I have lost my compass, and and allowed the change to change my purpose of riding and it’s become about satisfying an expectation of riding faster (be that real or not!)… not enjoying a satisfying ride. This is a sign that I didn’t manage what is a very simple change (buying a new bicycle) very well at all and got distracted by the shiny thing and expectations that go with it. I’ve never been a competitive person, perhaps a great loser, but power meters, cadence sensors, heart rate monitors, electronic shifting and Strava only go to pour fuel on the fire with the constant reminders of how much faster I was (or wasn’t) on an individual ride or segment. I have more telemetry and analytics available for my 20 mile cycle around Rutland than were used in the early space missions.
On reflection I know, as well as you do, that this is absolute nonsense. Cycling is just about me, my bicycle, what I want to do with it and need from it.
And so, this weekend, since I am not going into space, my only mission is to ensure that my rides are not ‘missions’. I am going to just enjoy them for what they are. They won’t be fast. They’ll be a ‘tan topper’… with a pint on the way back in… gratifyingly smooth… as smooth as my freshly shaved legs.
Yes, the razor is back (as are the cuts on my knees)!
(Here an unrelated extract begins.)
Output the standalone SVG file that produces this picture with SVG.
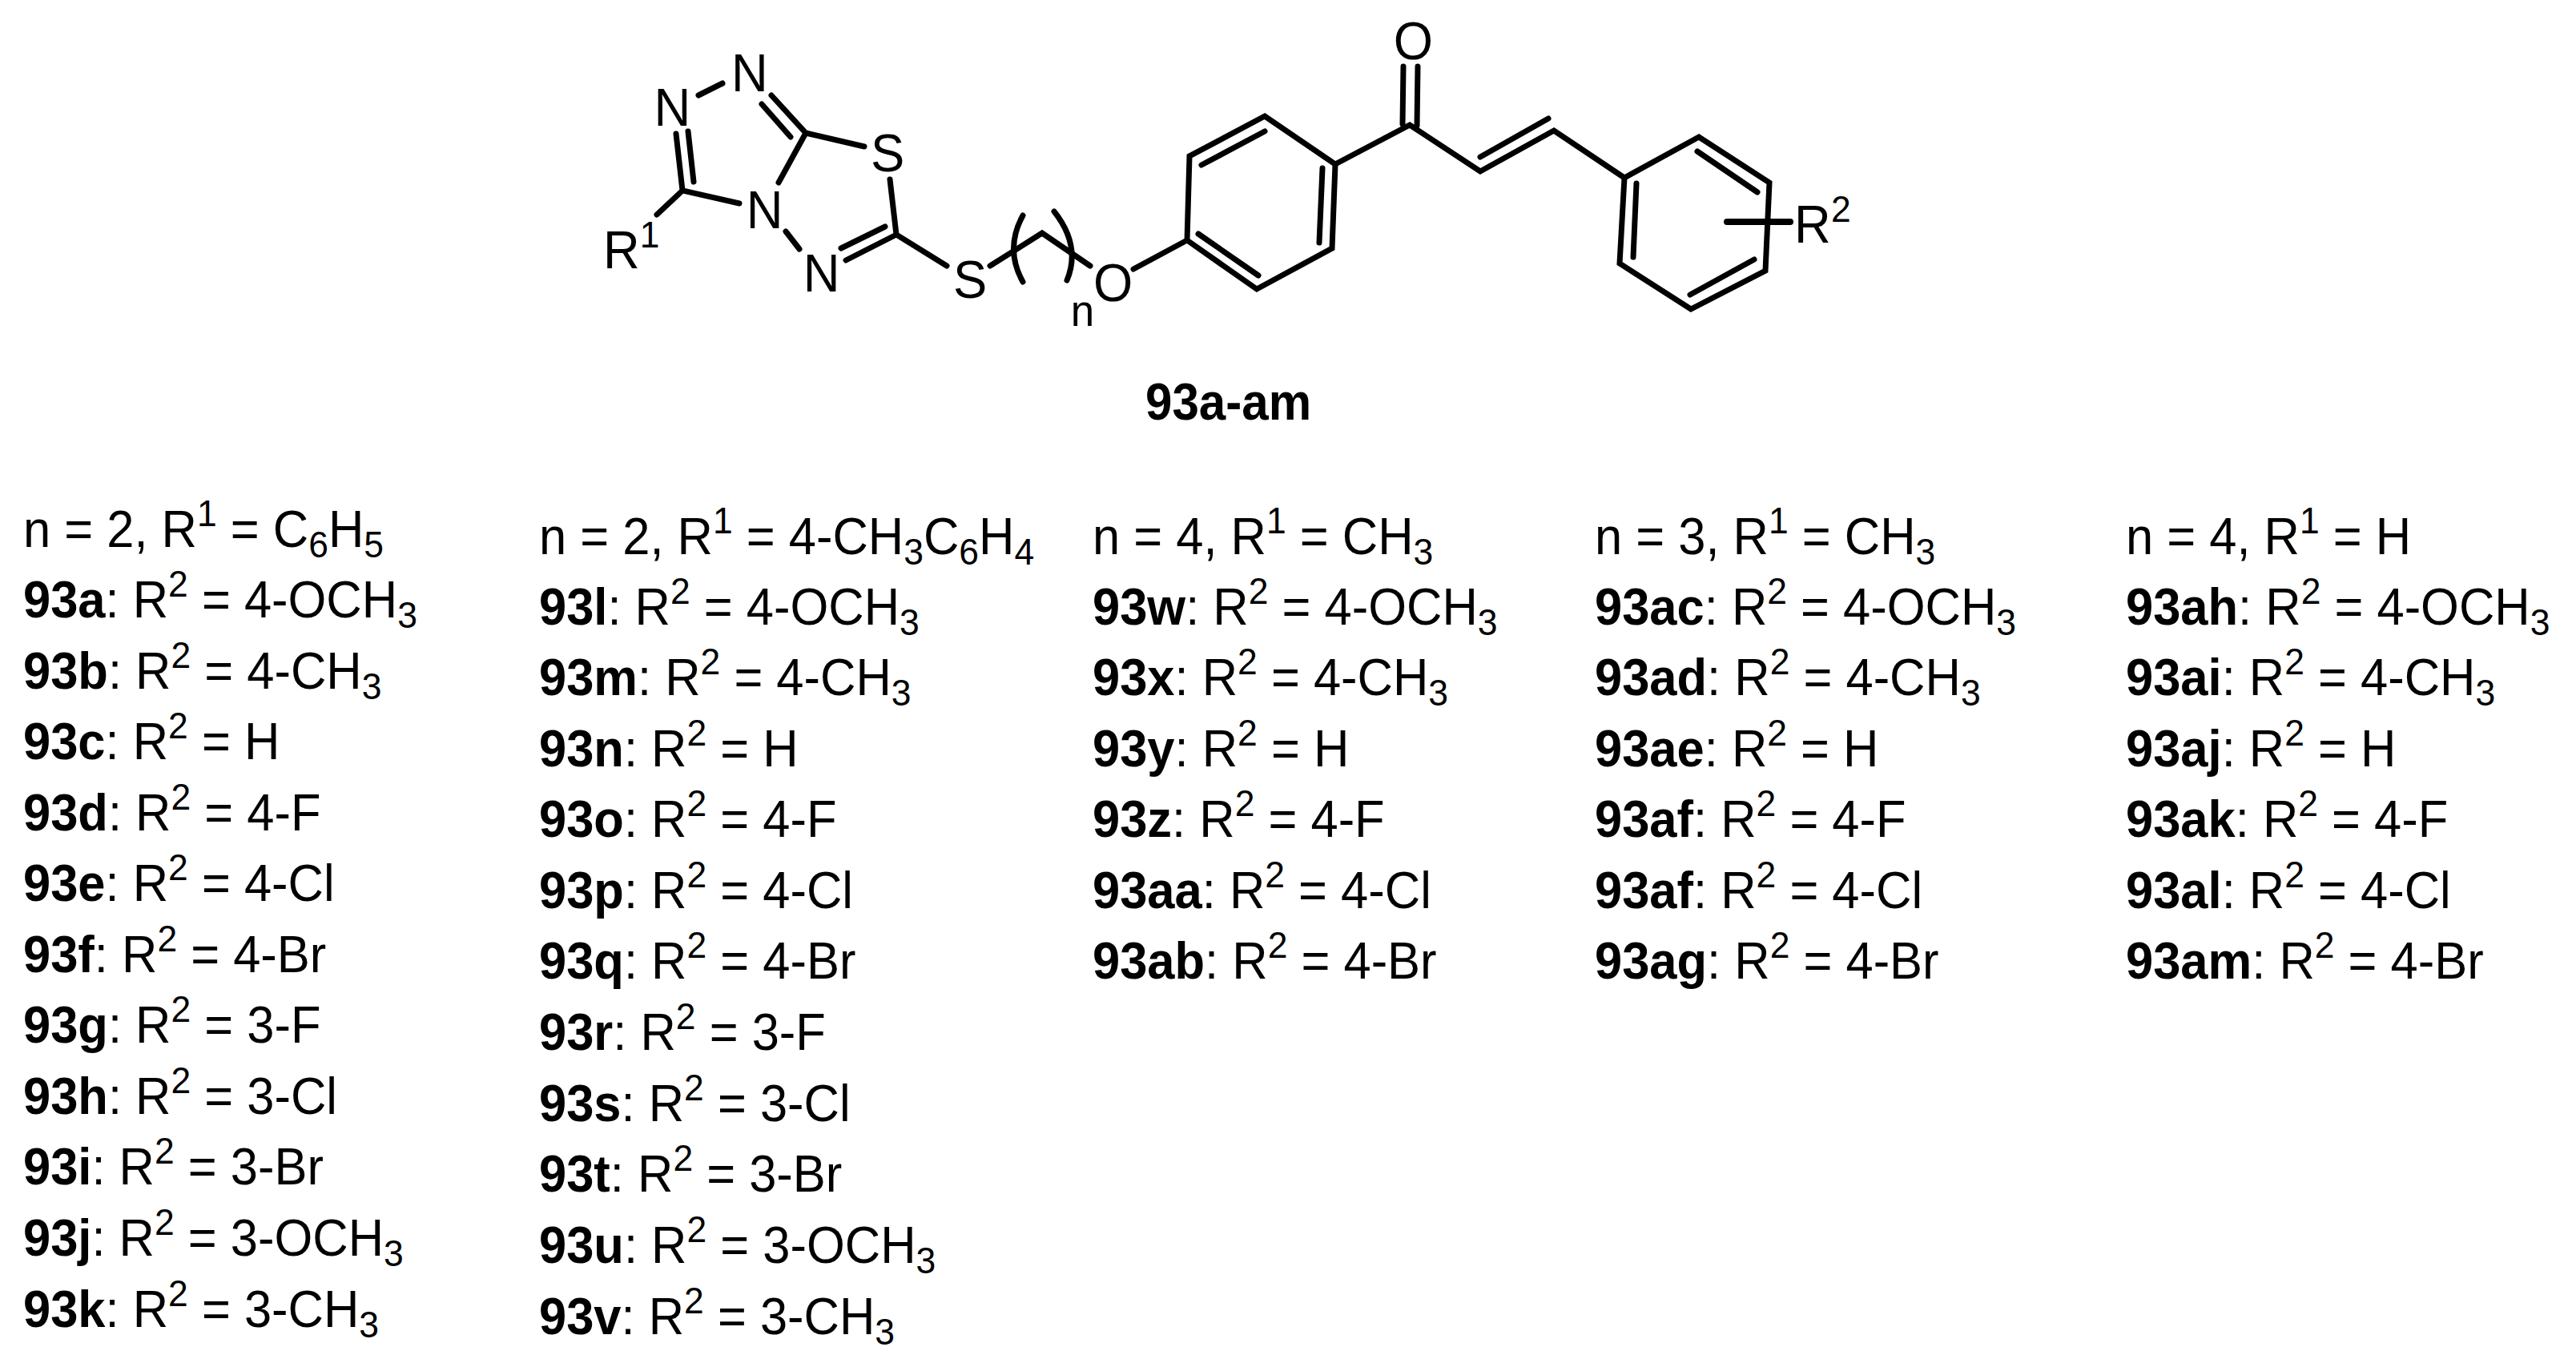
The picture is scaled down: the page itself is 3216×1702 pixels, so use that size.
<svg xmlns="http://www.w3.org/2000/svg" width="3216" height="1702" viewBox="0 0 3216 1702">
<style>
text{font-family:"Liberation Sans",Arial,sans-serif;font-size:65px;fill:#000}
.a{font-size:67px}
.b{font-weight:bold}
.u{font-size:47px;baseline-shift:26px}
.d{font-size:47px;baseline-shift:-13px}
#bonds path{fill:none;stroke:#000;stroke-width:7;stroke-linecap:round;stroke-linejoin:miter}
#bonds path.h{stroke-width:8}
</style>
<rect width="3216" height="1702" fill="#fff"/>
<g id="bonds">
<path d="M872 119L902 104"/>
<path d="M963 119L1006 166L1079 183M951 130L987 171M1006 166L972 228"/>
<path d="M844 167L852 238L923 254M859 164L866 227M852 238L820 268"/>
<path d="M981 289L998 311M1056 325L1119 293M1050 310L1105 283M1111 224L1119 293L1182 332"/>
<path d="M1236 332L1301 291L1361 332"/>
<path d="M1277 269Q1254 311 1277 352M1316 264Q1350 307 1332 350"/>
<path d="M1415 336L1482 300L1485 195L1579 145L1667 205L1663 310L1569 361L1482 300"/>
<path d="M1500 206L1579 164M1651 210L1647 303M1496 292L1571 344"/>
<path d="M1667 205L1760 156L1848 214L1940 163L2028 222M1848 196L1933 148M1752 83L1751 155M1770 83L1769 157"/>
<path d="M2028 222L2121 171L2209 228L2204 338L2111 386L2022 329Z"/>
<path d="M2043 229L2039 321M2119 189L2194 240M2190 324L2110 368"/>
<path class="h" d="M2156 277L2235 277"/>
</g>
<g id="atoms" transform="scale(.946 1)">
<text id="n1" class="a" x="863" y="157">N</text>
<text id="n2" class="a" x="965" y="114">N</text>
<text id="s1" class="a" x="1149" y="214">S</text>
<text id="n3" class="a" x="985" y="285">N</text>
<text id="n4" class="a" x="1060" y="364">N</text>
<text id="r1" class="a" x="796" y="335">R<tspan class="u">1</tspan></text>
<text id="s2" class="a" x="1258" y="372">S</text>
<text id="o1" class="a" x="1443" y="376">O</text>
<text id="n" x="1413" y="407" style="font-size:56px">n</text>
<text id="o2" class="a" x="1839" y="74">O</text>
<text id="r2" class="a" x="2368" y="303">R<tspan class="u">2</tspan></text>
</g>
<g id="title-label" transform="translate(1430 0) scale(.925 1)"><text id="title" class="b" x="0" y="524">93a-am</text></g>
<g id="col1" transform="translate(29 0) scale(.946 1)">
<text x="0" y="683">n = 2, R<tspan class="u">1</tspan> = C<tspan class="d">6</tspan>H<tspan class="d">5</tspan></text>
<text x="0" y="771"><tspan class="b">93a</tspan>: R<tspan class="u">2</tspan> = 4-OCH<tspan class="d">3</tspan></text>
<text x="0" y="860"><tspan class="b">93b</tspan>: R<tspan class="u">2</tspan> = 4-CH<tspan class="d">3</tspan></text>
<text x="0" y="948"><tspan class="b">93c</tspan>: R<tspan class="u">2</tspan> = H</text>
<text x="0" y="1037"><tspan class="b">93d</tspan>: R<tspan class="u">2</tspan> = 4-F</text>
<text x="0" y="1125"><tspan class="b">93e</tspan>: R<tspan class="u">2</tspan> = 4-Cl</text>
<text x="0" y="1214"><tspan class="b">93f</tspan>: R<tspan class="u">2</tspan> = 4-Br</text>
<text x="0" y="1302"><tspan class="b">93g</tspan>: R<tspan class="u">2</tspan> = 3-F</text>
<text x="0" y="1391"><tspan class="b">93h</tspan>: R<tspan class="u">2</tspan> = 3-Cl</text>
<text x="0" y="1479"><tspan class="b">93i</tspan>: R<tspan class="u">2</tspan> = 3-Br</text>
<text x="0" y="1568"><tspan class="b">93j</tspan>: R<tspan class="u">2</tspan> = 3-OCH<tspan class="d">3</tspan></text>
<text x="0" y="1657"><tspan class="b">93k</tspan>: R<tspan class="u">2</tspan> = 3-CH<tspan class="d">3</tspan></text>
</g>
<g id="col2" transform="translate(673 0) scale(.946 1)">
<text x="0" y="692">n = 2, R<tspan class="u">1</tspan> = 4-CH<tspan class="d">3</tspan>C<tspan class="d">6</tspan>H<tspan class="d">4</tspan></text>
<text x="0" y="780"><tspan class="b">93l</tspan>: R<tspan class="u">2</tspan> = 4-OCH<tspan class="d">3</tspan></text>
<text x="0" y="868"><tspan class="b">93m</tspan>: R<tspan class="u">2</tspan> = 4-CH<tspan class="d">3</tspan></text>
<text x="0" y="957"><tspan class="b">93n</tspan>: R<tspan class="u">2</tspan> = H</text>
<text x="0" y="1045"><tspan class="b">93o</tspan>: R<tspan class="u">2</tspan> = 4-F</text>
<text x="0" y="1134"><tspan class="b">93p</tspan>: R<tspan class="u">2</tspan> = 4-Cl</text>
<text x="0" y="1222"><tspan class="b">93q</tspan>: R<tspan class="u">2</tspan> = 4-Br</text>
<text x="0" y="1311"><tspan class="b">93r</tspan>: R<tspan class="u">2</tspan> = 3-F</text>
<text x="0" y="1400"><tspan class="b">93s</tspan>: R<tspan class="u">2</tspan> = 3-Cl</text>
<text x="0" y="1488"><tspan class="b">93t</tspan>: R<tspan class="u">2</tspan> = 3-Br</text>
<text x="0" y="1577"><tspan class="b">93u</tspan>: R<tspan class="u">2</tspan> = 3-OCH<tspan class="d">3</tspan></text>
<text x="0" y="1666"><tspan class="b">93v</tspan>: R<tspan class="u">2</tspan> = 3-CH<tspan class="d">3</tspan></text>
</g>
<g id="col3" transform="translate(1364 0) scale(.946 1)">
<text x="0" y="692">n = 4, R<tspan class="u">1</tspan> = CH<tspan class="d">3</tspan></text>
<text x="0" y="780"><tspan class="b">93w</tspan>: R<tspan class="u">2</tspan> = 4-OCH<tspan class="d">3</tspan></text>
<text x="0" y="868"><tspan class="b">93x</tspan>: R<tspan class="u">2</tspan> = 4-CH<tspan class="d">3</tspan></text>
<text x="0" y="957"><tspan class="b">93y</tspan>: R<tspan class="u">2</tspan> = H</text>
<text x="0" y="1045"><tspan class="b">93z</tspan>: R<tspan class="u">2</tspan> = 4-F</text>
<text x="0" y="1134"><tspan class="b">93aa</tspan>: R<tspan class="u">2</tspan> = 4-Cl</text>
<text x="0" y="1222"><tspan class="b">93ab</tspan>: R<tspan class="u">2</tspan> = 4-Br</text>
</g>
<g id="col4" transform="translate(1991 0) scale(.946 1)">
<text x="0" y="692">n = 3, R<tspan class="u">1</tspan> = CH<tspan class="d">3</tspan></text>
<text x="0" y="780"><tspan class="b">93ac</tspan>: R<tspan class="u">2</tspan> = 4-OCH<tspan class="d">3</tspan></text>
<text x="0" y="868"><tspan class="b">93ad</tspan>: R<tspan class="u">2</tspan> = 4-CH<tspan class="d">3</tspan></text>
<text x="0" y="957"><tspan class="b">93ae</tspan>: R<tspan class="u">2</tspan> = H</text>
<text x="0" y="1045"><tspan class="b">93af</tspan>: R<tspan class="u">2</tspan> = 4-F</text>
<text x="0" y="1134"><tspan class="b">93af</tspan>: R<tspan class="u">2</tspan> = 4-Cl</text>
<text x="0" y="1222"><tspan class="b">93ag</tspan>: R<tspan class="u">2</tspan> = 4-Br</text>
</g>
<g id="col5" transform="translate(2654 0) scale(.946 1)">
<text x="0" y="692">n = 4, R<tspan class="u">1</tspan> = H</text>
<text x="0" y="780"><tspan class="b">93ah</tspan>: R<tspan class="u">2</tspan> = 4-OCH<tspan class="d">3</tspan></text>
<text x="0" y="868"><tspan class="b">93ai</tspan>: R<tspan class="u">2</tspan> = 4-CH<tspan class="d">3</tspan></text>
<text x="0" y="957"><tspan class="b">93aj</tspan>: R<tspan class="u">2</tspan> = H</text>
<text x="0" y="1045"><tspan class="b">93ak</tspan>: R<tspan class="u">2</tspan> = 4-F</text>
<text x="0" y="1134"><tspan class="b">93al</tspan>: R<tspan class="u">2</tspan> = 4-Cl</text>
<text x="0" y="1222"><tspan class="b">93am</tspan>: R<tspan class="u">2</tspan> = 4-Br</text>
</g>
</svg>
And I think that is the very reason that I may leave Strava. All the years, all the events both here in this country and on the continent I really never questioned any analysis other than I either felt good or not so good in the legs. Now with strava, clubs etc you feel compelled to keep up or try when life maybe doesn’t afford the same time to cycle as others enjoy. So I am going to quit strava and go back to enjoying our lovely local area.